Building a collaborative culture: a grounded theory of well succeeded devops adoption in practice
2018
Background. DevOps is a set of practices and cultural values that aims to reduce the barriers between development and operations teams. Due to its increasing interest and imprecise definitions, existing research works have tried to characterize DevOps---mainly using a set of concepts and related practices. Aims. Nevertheless, little is known about the practitioners practitioners' understanding about successful paths for DevOps adoption. The lack of such understanding might hinder institutions to adopt DevOps practices. Therefore, our goal here is to present a theory about DevOps adoption, highlighting the main related concepts that contribute to its adoption in industry. Method. Our work builds upon Classic Grounded Theory. We interviewed practitioners that contributed to DevOps adoption in 15 companies from different domains and across 5 countries. We empirically evaluate our model through a case study, whose goal is to increase the maturity level of DevOps adoption at the Brazilian Federal Court of Accounts, a Brazilian Government institution. Results. This paper presents a model to improve both the understanding and guidance of DevOps adoption. The model increments the existing view of DevOps by explaining the role and motivation of each category (and their relationships) in the DevOps adoption process.
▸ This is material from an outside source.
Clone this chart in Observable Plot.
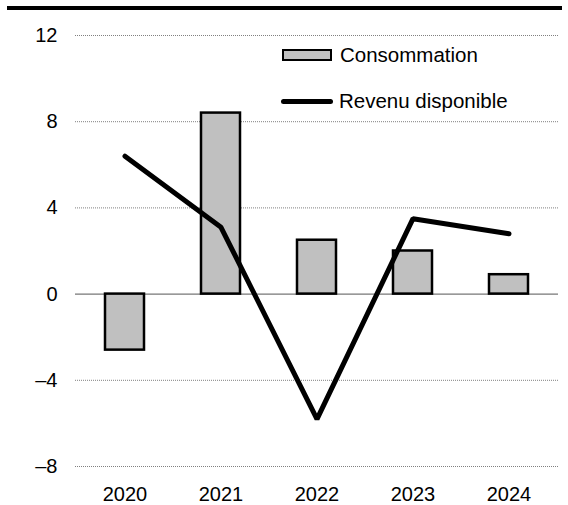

We organize this model in terms of DevOps enabler categories and DevOps outcome categories. We provide evidence that collaboration is the core DevOps concern, contrasting with an existing wisdom that implanting specific tools to automate building, deployment, and infrastructure provisioning and management is enough to achieve DevOps. Conclusions. Altogether, our results contribute to (a) generating an adequate understanding of DevOps, from the perspective of practitioners; and (b) assisting other institutions in the migration path towards DevOps adoption.